Paytm will issue fewer sub-Rs 50,000 (about $600) personal loans, the digital payments firm said, weeks after the central bank tightened rules on consumer lending after a surge in demand.

The non-bank lender said it will expand its portfolio of higher-ticket personal and commercial loans to lower-risk and high-credit-worthy customers, expecting “good demand” for loans of more than Rs 50,000.

The RBI recently raised the amount of capital that banks and non-bank lenders need to set aside to cover potential defaults when giving out personal loans.

The RBI tightened its rules after a surge in such small-ticket loans, particularly of those less than Rs 50,000, and an increase in delinquencies.

Paytm is getting “ultra conservative” in this segment, Bhavesh Gupta, the company’s president and chief operating officer, said on a call with analysts.

“On the back of recent macro development and regulatory guidance, in consultation with our lending partners, we have decided to reduce distribution of loans less than Rs 50,000,” Gupta said.
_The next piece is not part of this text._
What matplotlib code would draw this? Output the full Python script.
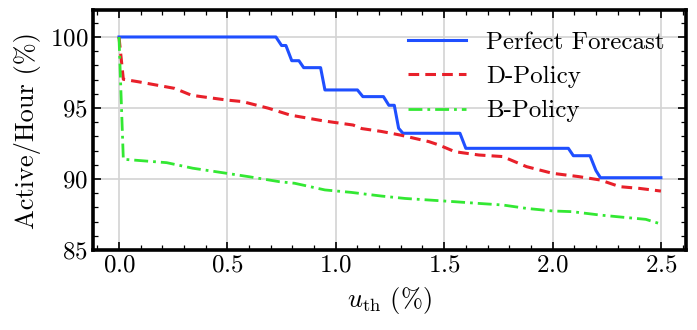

This, he estimated, will lead to a near 40-50 per cent drop in the volume of loans Paytm issues through its post-paid product, but will have a minimal impact on revenue growth.

Paytm’s post-paid loans accounted for about 56 per cent of total loans in the July-September quarter, per company data. The sub-Rs 50,000 loans, in particular, account for about 38 per cent of Paytm’s total loans.